Между тем у меня было высшее образование. В первые годы после революции прием в университет был свободным. Мы с Леной, например, записались на философское отделение, когда ходили еще в 7-й класс гимназии, превращенной уже в Единую трудовую школу. В университете мы застали еще таких философов, как Бердяев, Ильин-гегельянец (впрочем, он читал в музыкальной школе Гнесиных в маленьком особняке на Арбатской площади), Кубицкий, слушали историка Кизеветтера… Но вскоре вся эта блестящая профессура уехала навсегда за границу, и университет производил впечатление барского дома, отданного на попечение управителя и домашней челяди.
Конечно, так казалось не всем. Многие студентки удовлетворялись лекциями высокопарного и претенциозного Н. Л. Бродского, деятельного, маститого, но традиционно мыслящего П. Н. Сакулина, не замечали чванства и ограниченного педантизма Н. К. Пиксанова… Особенно увлекались лекциями и семинарами В. Ф. Переверзева, его прямым резким умом и мягким характером, его демократизмом и чувством личного достоинства. Но что мне было до его толкования Достоевского с точки зрения упрощенного социологизма? Мне, посещавшей философские диспуты и слышавшей выступления Андрея Белого?
Но что особенно отвращало меня от университета, это вузовцы. В аудиториях в ожидании лектора они пели хором; на вечерах танцевали под духовой оркестр; в общежитиях предавались бурным страстям. А мне виделось что-то напускное, аффектированное, взвинченное во всем, что они делали. У новых людей были чуждые мне вкусы, другие повадки, другие понятия о добре и зле.

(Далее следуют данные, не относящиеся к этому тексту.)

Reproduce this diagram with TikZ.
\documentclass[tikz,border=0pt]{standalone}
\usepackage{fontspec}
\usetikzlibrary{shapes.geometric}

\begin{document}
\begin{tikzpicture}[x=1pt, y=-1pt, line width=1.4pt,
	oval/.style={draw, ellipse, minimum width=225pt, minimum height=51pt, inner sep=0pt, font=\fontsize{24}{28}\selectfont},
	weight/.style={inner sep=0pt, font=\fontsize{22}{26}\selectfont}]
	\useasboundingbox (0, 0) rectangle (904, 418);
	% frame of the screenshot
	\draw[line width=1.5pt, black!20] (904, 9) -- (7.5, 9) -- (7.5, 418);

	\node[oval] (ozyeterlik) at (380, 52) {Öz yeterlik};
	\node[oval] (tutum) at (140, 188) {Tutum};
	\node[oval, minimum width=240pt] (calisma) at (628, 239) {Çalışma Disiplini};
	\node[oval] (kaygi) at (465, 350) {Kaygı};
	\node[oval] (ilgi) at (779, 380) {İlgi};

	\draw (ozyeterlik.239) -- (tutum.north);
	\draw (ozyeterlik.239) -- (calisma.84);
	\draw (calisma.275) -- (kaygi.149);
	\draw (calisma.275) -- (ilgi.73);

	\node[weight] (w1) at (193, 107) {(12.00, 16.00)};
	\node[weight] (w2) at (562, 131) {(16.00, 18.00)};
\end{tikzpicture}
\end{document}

Мне кажется, что пошлость и развязность студенческой аудитории пугала даже Брюсова. В университете он чувствовал себя менее уверенно, чем в организованных им литературных курсах, куда принимал учащихся по отбору, т. е. уже реализовавших свои литературные способности. Я помню его подавленный и растерянный вид на лекции, когда все девицы по инерции объявляли первым поэтом Блока, а мужчины в красноармейских шинелях нараспашку вскакивали на кафедру, перепрыгивали через спинки студенческих скамей и орали «под Маяковского» свои стихи. Однажды Брюсов не выдержал и обратился к аудитории: «Что вы все так любите Блока? Ведь он плохой поэт». «А кто хороший?» — возмущенно кричали из рядов. «Пастернак», — удивил всех Брюсов.
Он продемонстрировал:
Подобные строки пугали своей сложностью: оказывается, писать стихи очень трудно. V многих опускались руки.

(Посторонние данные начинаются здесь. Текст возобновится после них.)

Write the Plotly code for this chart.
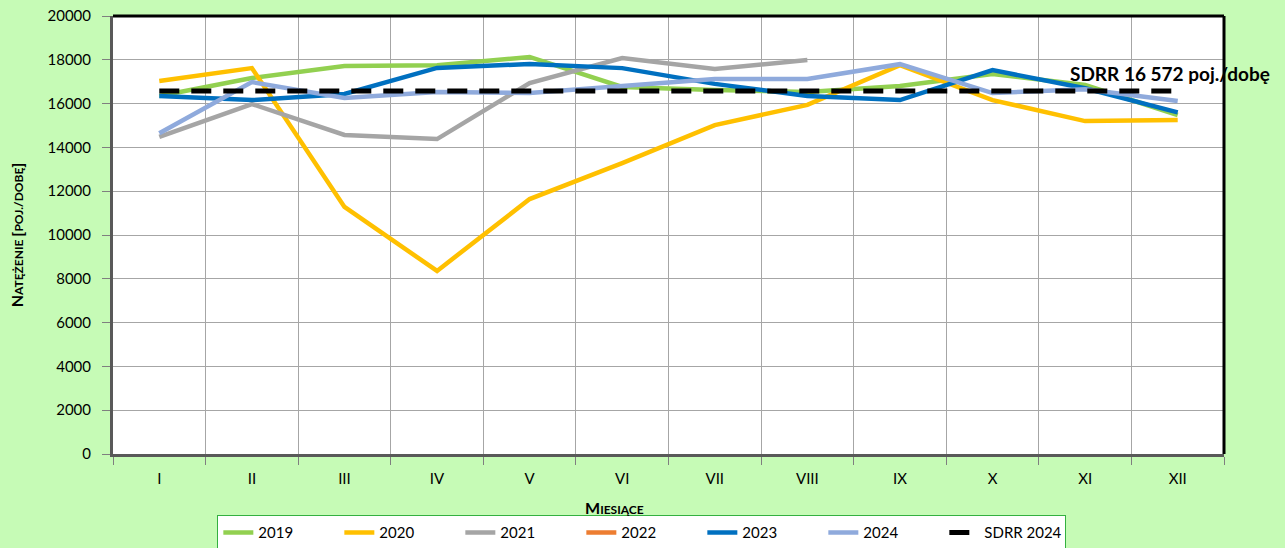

У меня тоже заглохло тяготенье к собственной литературной работе. В брюсовский институт мне ходу не было — ведь я ничего не писала. У меня сохранялась мечта переехать в Петроград, но Надя-невестка меня запугивала, что я не справлюсь с самостоятельной жизнью без помощи родителей. Перспектива поселиться, может быть, в студенческом общежитии с этой ужасной, бойкой современной молодежью меня парализовала. Цвет передового литературоведения, сосредоточившийся в Петрограде, тоже отпугивал меня новизной деловитого, сухого и замысловатого формального метода. Правда, я любила читать книги Шкловского, но не за его теории, а за отдельные умные афоризмы.

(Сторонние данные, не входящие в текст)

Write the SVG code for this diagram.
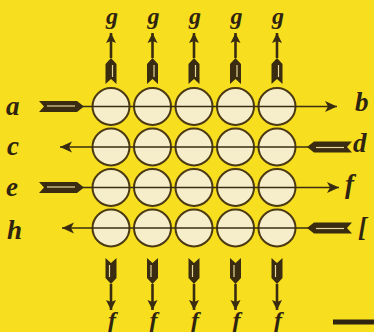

Окончив зимой 1924 — 1925 гг. трехлетний (упрощенный) курс отделения языка и литературы факультета общественных наук в Московском государственном университете, я вместе со всеми выслушала напутствие ректора. Он признал, что университет не дал нам в руки никакой специальности: «Лучшее, на что вы можете рассчитывать, это на место бухгалтера», — горько пошутил он. Тут-то я ощутила конкретно, как правы были все мои родные, уговаривавшие меня поступать на медицинский факультет. Тогда было общее тяготенье в технические вузы — считалось, что эра гуманитарного образования кончилась, а надо иметь в руках хорошую гуманитарную практичную профессию. Я даже пробовала учиться на естественном факультете, но это было мне совершенно невмоготу.
Отец устроил меня в издательство. Правда, на должность делопроизводителя в канцелярии, но считалось, что полезно войти в штат, а там способности и желание откроют дорогу и для более интересной работы. Ничуть не бывало!